There are a few good solutions.
You could meditate and try to shut out the distractions and slow down the pace things are going and whether you use eastern meditation practices or those of the western Christian traditions is up to you.
It would be good for all of us if we learned how to slow down and how to eliminate the hustle and bustle from our lives, even for a few minutes a day.
Reducing noise in our lives, and especially here slowing down that inner noise caused by all those small little things and worries, is a good thing for both out mental and physical health.
Those are solutions that do no require any physical actions such as moving to the countryside if you happen to live in a town or city, and also do not just target the noise that we are bombarded with from the outside, but there are also other methods to cut down the latter.

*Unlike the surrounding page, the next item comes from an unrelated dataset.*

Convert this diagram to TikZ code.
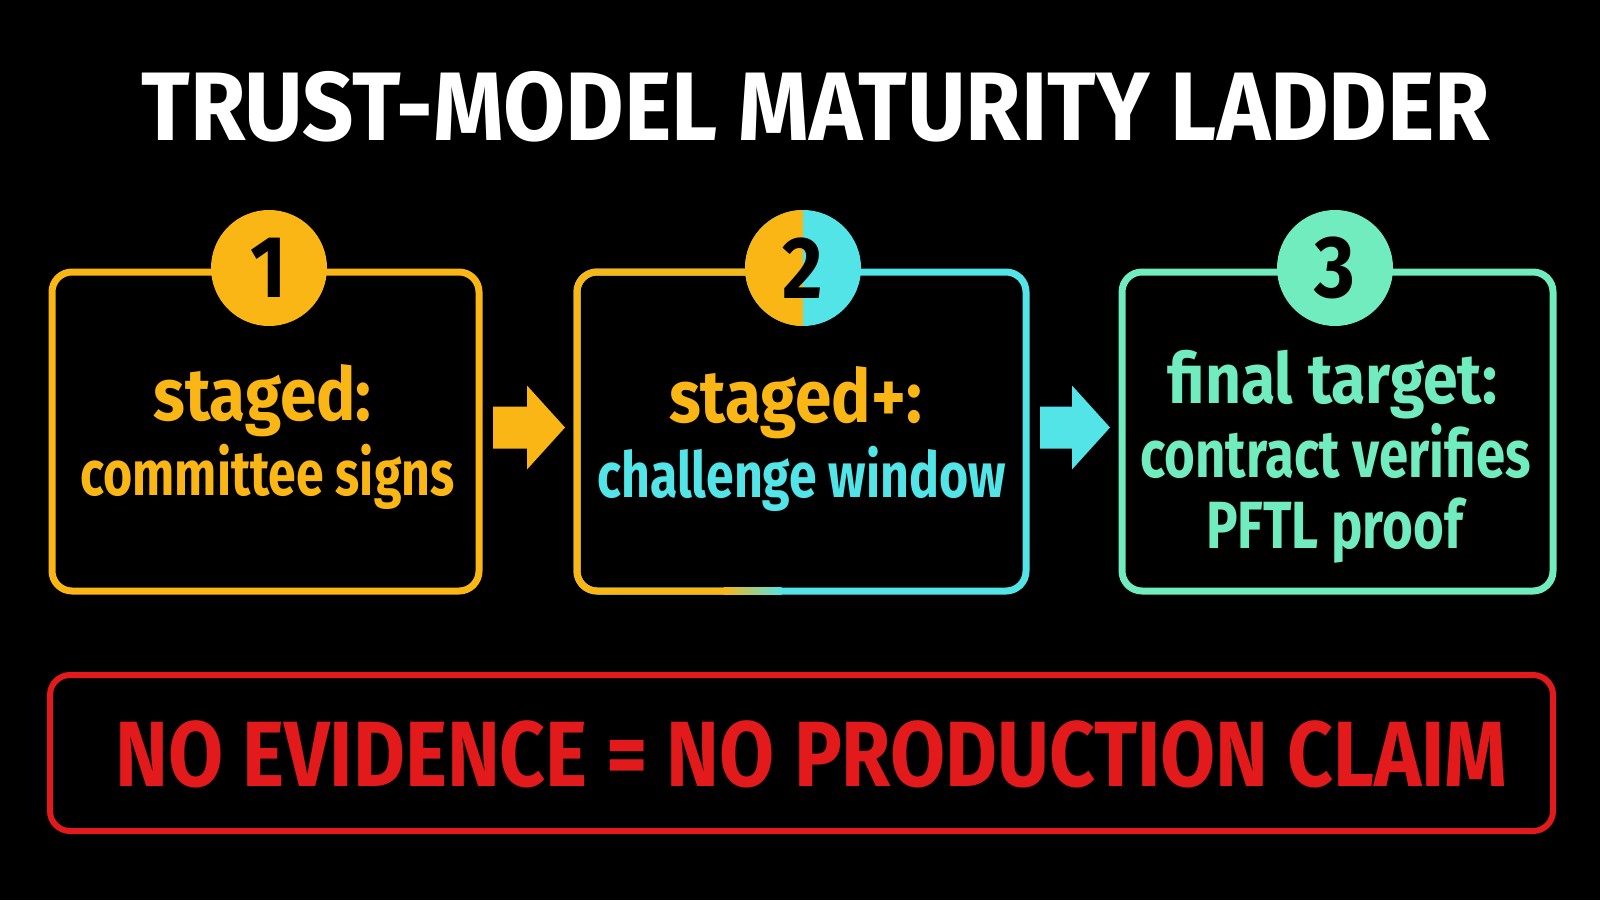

In the field of noise abatement some good solutions already exist. For instance, we don’t need to relocate everyone living in the flight path of a big-city airport. Some well-placed sound insulation material in the construction of new homes, or in the retrofitting of old ones, could do the trick. The thing is, it’s easier for practical answers to surface when, first of all, we start listening to our inner self, and second of all, heed the inspiration that comes our way. While the inspiration from the gods, from divine truth, is purely spiritual, it appears on the human scene in ways that are both practical and tangible.
Getting to those practical answers tends to go more smoothly as we employ spiritual discernment, especially the kind employed by masters in the field, and there are masters in this field in all faiths. This more often than not equips us to sort out which ideas and approaches to keep, and which ones to set aside. Discernment is also needed for many other things such as what to believe of stories in papers or on the Internet and which not. If it appears to far fetched check and check again before you start worrying about this or that unduly.
Try to be still in meditation and then take matters from there.